In this lesson you learn how Docker's built-in DNS works and how it impacts containers on default versus custom networks. Containers come and go all the time, so relying on IP addresses to make them communicate is fragile. Docker solves this with built-in DNS naming: the container name becomes its hostname inside the network.

Take the previous example with two nginx containers on a custom network my_app_net. Because my_app_net is not the default bridge, every container attached to it gets automatic DNS resolution for the names of the other containers on the same network. Try it:

docker container run -d --name my_nginx --network my_app_net nginx
docker network inspect my_app_net
docker container exec -it my_nginx ping new_nginx
docker container exec -it new_nginx ping my_nginx

What this changes for you

  • Custom networks have built-in DNS: containers find each other by name even if IPs change.
  • Default bridge does NOT have DNS: you must use the legacy --link option when creating a container to wire names manually.
  • Best practice: always create a dedicated network per application. It removes the need for --link and keeps unrelated apps isolated.
  • Docker Compose (covered later) takes this further: it automatically creates a virtual network per application stack, so inter-container communication "just works".

This pattern solves a huge problem when you build multi-container apps: a PHP container can call its MySQL companion by name regardless of which IP each gets at startup. In production with Docker Swarm and many hosts, the same logic applies, so container names are something you can really count on.
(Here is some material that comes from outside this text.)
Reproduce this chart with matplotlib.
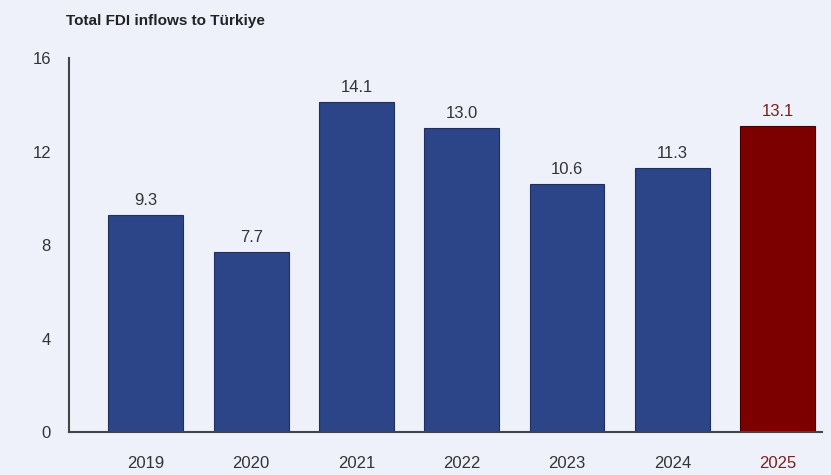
import matplotlib.pyplot as plt

plt.rcParams['font.family'] = ['Liberation Sans', 'DejaVu Sans']

# Total FDI inflows to Türkiye, billion USD
years = ["2019", "2020", "2021", "2022", "2023", "2024", "2025"]
inflows = [9.3, 7.7, 14.1, 13.0, 10.6, 11.3, 13.1]
y_ticks = [0, 4, 8, 12, 16]

bg = "#eef1fa"
navy = "#2c4488"
dark_red = "#7d0000"
colors = [navy] * (len(years) - 1) + [dark_red]
edges = ["#1f2f60"] * (len(years) - 1) + ["#4a0000"]

fig = plt.figure(figsize=(8.31, 4.75), dpi=100, facecolor=bg)
ax = fig.add_axes([0.083, 0.09, 0.906, 0.788], facecolor=bg)

x = range(len(years))
bars = ax.bar(x, inflows, width=0.71, color=colors, edgecolor=edges, linewidth=0.8)

for i, (bar, val) in enumerate(zip(bars, inflows)):
    ax.text(bar.get_x() + bar.get_width() / 2, val + 0.3, f"{val:.1f}",
            ha="center", va="bottom", fontsize=12,
            color="#7a1f1f" if i == len(years) - 1 else "#333333")

ax.set_xticks(list(x))
ax.set_xticklabels(years, fontsize=12, color="#333333")
ax.get_xticklabels()[-1].set_color("#7a1f1f")
ax.set_yticks(y_ticks)
ax.set_yticklabels([str(t) for t in y_ticks], fontsize=12, color="#333333")
ax.tick_params(axis="x", length=0, pad=17)
ax.tick_params(axis="y", length=0, pad=13)

ax.set_xlim(-0.73, 6.42)
ax.set_ylim(0, 16)
for side in ["top", "right"]:
    ax.spines[side].set_visible(False)
for side in ["left", "bottom"]:
    ax.spines[side].set_color("#444444")
    ax.spines[side].set_linewidth(1.5)

fig.text(0.08, 0.955, "Total FDI inflows to Türkiye", fontsize=11, fontweight="bold",
         color="#222222", ha="left", va="center")

fig.savefig("out.png", dpi=100, facecolor=bg)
See you in the next video.

Summary

This lesson covers Docker's DNS and networking capabilities, explaining how container naming solves the problem of dynamic IP addresses. It compares default networks (which lack DNS) with custom networks (which provide automatic DNS resolution), and introduces the --link option as an alternative for bridge networks before recommending custom networks as the standard approach for container communication.

Key points

  • Container IPs are dynamic and unreliable—DNS-based naming provides stable communication between containers
  • Custom Docker networks provide automatic DNS resolution for all containers on that network; default bridge network does not
  • The --link option enables DNS on default bridge networks but is less practical than creating dedicated networks
  • Container names act as hostnames (DNS equivalent), allowing containers to discover each other regardless of IP assignment
  • Production environments benefit from custom networks to ensure consistent container-to-container communication as containers start, stop, and migrate
  • Docker Compose further simplifies this by automatically creating custom networks for applications

FAQ

Why can't containers rely on IP addresses for communication?
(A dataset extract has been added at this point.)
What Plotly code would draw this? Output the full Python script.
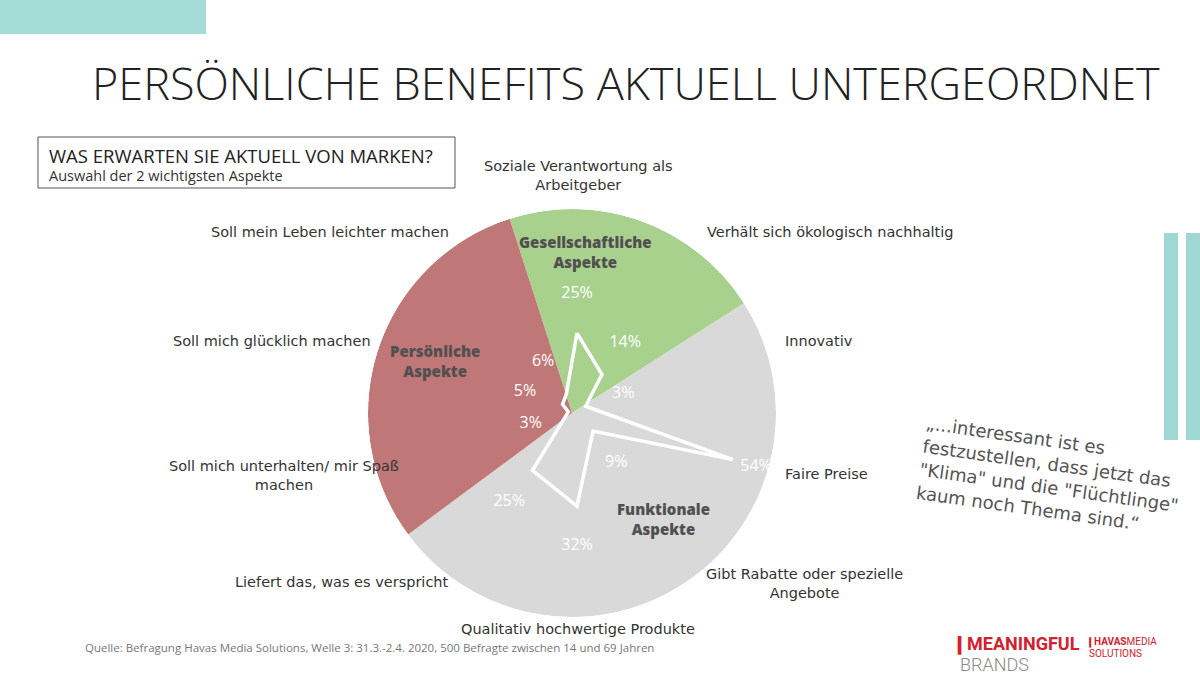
import plotly.graph_objects as go

W, H = 1200, 675

# ---------------- data ----------------
categories = [
    "Soziale Verantwortung als<br>Arbeitgeber",
    "Verhält sich ökologisch nachhaltig",
    "Innovativ",
    "Faire Preise",
    "Gibt Rabatte oder spezielle<br>Angebote",
    "Qualitativ hochwertige Produkte",
    "Liefert das, was es verspricht",
    "Soll mich unterhalten/ mir Spaß<br>machen",
    "Soll mich glücklich machen",
    "Soll mein Leben leichter machen",
]
values = [25, 14, 3, 54, 9, 32, 25, 3, 5, 6]

segments = ["Gesellschaftliche", "Funktionale", "Persönliche"]
segment_shares = [20.9, 48.9, 30.2]          # share of the background circle (%)
segment_colors = ["#a9d18e", "#d9d9d9", "#c07777"]
segment_start = -17.8                         # degrees, clockwise from 12 o'clock

# ---------------- layout helpers ----------------
def px(x):
    return x / W

def py(y):
    return 1 - y / H

n = len(categories)
axis_theta = [i * 360 / n for i in range(n)]
R_MAX = 67.2

# category label placement (pixel anchor, alignment) – layout only
label_pos = [
    (578, 176, "center"), (705, 232, "left"), (783, 341, "left"), (783, 474, "left"),
    (805, 583, "center"), (578, 629, "center"), (451, 582, "right"), (284, 475, "center"),
    (373, 341, "right"), (451, 232, "right"),
]

fig = go.Figure()

# background segments as polar bars
thetas, widths = [], []
acc = segment_start
for s in segment_shares:
    w = s * 3.6
    thetas.append(acc + w / 2)
    widths.append(w)
    acc += w
fig.add_trace(go.Barpolar(
    r=[R_MAX] * len(segments), theta=thetas, width=widths,
    marker=dict(color=segment_colors, line=dict(width=0)),
    hoverinfo="skip", showlegend=False, subplot="polar",
))

# radar line (separate, slightly offset polar overlay as in the original)
fig.add_trace(go.Scatterpolar(
    r=values + [values[0]], theta=axis_theta + [axis_theta[0]],
    mode="lines", line=dict(color="white", width=3.5),
    hoverinfo="skip", showlegend=False, subplot="polar2",
))

# value labels
fig.add_trace(go.Scatterpolar(
    r=[min(v + 13, 62) for v in values], theta=axis_theta,
    mode="text", text=[f"{v}%" for v in values],
    textfont=dict(family="Open Sans", size=16, color="white"),
    hoverinfo="skip", showlegend=False, subplot="polar2",
))

ang = dict(direction="clockwise", rotation=90, showgrid=False, showline=False,
           ticks="", showticklabels=False)
fig.update_layout(
    width=W, height=H,
    margin=dict(l=0, r=0, t=0, b=0),
    paper_bgcolor="white",
    polar=dict(
        domain=dict(x=[px(368), px(776)], y=[py(617), py(209)]),
        bgcolor="rgba(0,0,0,0)", hole=0,
        radialaxis=dict(visible=False, range=[0, R_MAX]),
        angularaxis=ang,
    ),
    polar2=dict(
        domain=dict(x=[px(373), px(781)], y=[py(613), py(205)]),
        bgcolor="rgba(0,0,0,0)", hole=0,
        radialaxis=dict(visible=False, range=[0, R_MAX]),
        angularaxis=ang,
    ),
)

shapes = [
    dict(type="rect", xref="paper", yref="paper", x0=0, x1=px(206), y0=py(34), y1=1,
         fillcolor="#a6dcd8", line=dict(width=0), layer="below"),
    dict(type="rect", xref="paper", yref="paper", x0=px(1164), x1=px(1178), y0=py(440), y1=py(233),
         fillcolor="#9fd7d2", line=dict(width=0)),
    dict(type="rect", xref="paper", yref="paper", x0=px(1186), x1=1, y0=py(440), y1=py(233),
         fillcolor="#9fd7d2", line=dict(width=0)),
    dict(type="rect", xref="paper", yref="paper", x0=px(38), x1=px(455), y0=py(188), y1=py(137),
         fillcolor="rgba(0,0,0,0)", line=dict(color="#555555", width=1)),
]

ann = []
def text(x, y, t, size, color="#333", xanchor="left", family="Open Sans", weight=None, angle=0, align="left"):
    f = dict(family=family, size=size, color=color)
    if weight:
        f["weight"] = weight
    ann.append(dict(x=px(x), y=py(y), xref="paper", yref="paper", text=t, showarrow=False,
                    xanchor=xanchor, yanchor="middle", font=f, textangle=angle, align=align))

text(90, 82, "PERSÖNLICHE BENEFITS AKTUELL UNTERGEORDNET", 45, "#222", family="Open Sans", weight=300)
text(47, 155, "WAS ERWARTEN SIE AKTUELL VON MARKEN?", 18.5, "#222")
text(47, 175, "Auswahl der 2 wichtigsten Aspekte", 14.5, "#333")

# category labels around the circle
for cat, (lx, ly, al) in zip(categories, label_pos):
    text(lx, ly, cat, 14.5, "#333", xanchor=al, family="DejaVu Sans", align=al)

# segment labels
text(585, 252, "Gesellschaftliche<br>Aspekte", 15, "#505050", xanchor="center", weight=800, align="center")
text(435, 361, "Persönliche<br>Aspekte", 15, "#505050", xanchor="center", weight=800, align="center")
text(663, 519, "Funktionale<br>Aspekte", 15, "#505050", xanchor="center", weight=800, align="center")

# quote
text(1050, 475, "„...interessant ist es<br>festzustellen, dass jetzt das<br>\"Klima\" und die \"Flüchtlinge\"<br>kaum noch Thema sind.“",
     18, "#555", xanchor="center", family="DejaVu Sans", angle=8, align="left")

# source
text(83, 647, "Quelle: Befragung Havas Media Solutions, Welle 3: 31.3.-2.4. 2020, 500 Befragte zwischen 14 und 69 Jahren",
     11.5, "#777")

# logos
text(950, 644, "<b>❙MEANINGFUL</b>", 18, "#d5202e", family="Roboto")
text(958, 664, "BRANDS", 18, "#8a8a8a", family="Roboto", weight=300)
text(1084, 642, "<b>❙HAVAS</b>MEDIA", 10, "#d5202e", family="Roboto")
text(1087, 653, "SOLUTIONS", 10, "#d5202e", family="Roboto")

fig.update_layout(shapes=shapes, annotations=ann)
fig.write_html("out.html")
Container IP addresses are dynamic and unpredictable. Containers can be started, stopped, replaced, or rescheduled at any time, changing their IP addresses. Container names, by contrast, remain constant and serve as a reliable communication identifier.

What's the difference between default networks and custom networks regarding DNS?

Default bridge networks do not provide automatic DNS resolution between containers. Custom networks, however, have built-in DNS support that automatically resolves container names to IP addresses for all containers on that network.

When should you use the --link option instead of creating a custom network?

The --link option is available for default bridge networks but is considered less practical than creating dedicated custom networks. Custom networks are the recommended approach as they simplify configuration and scale better in multi-container applications.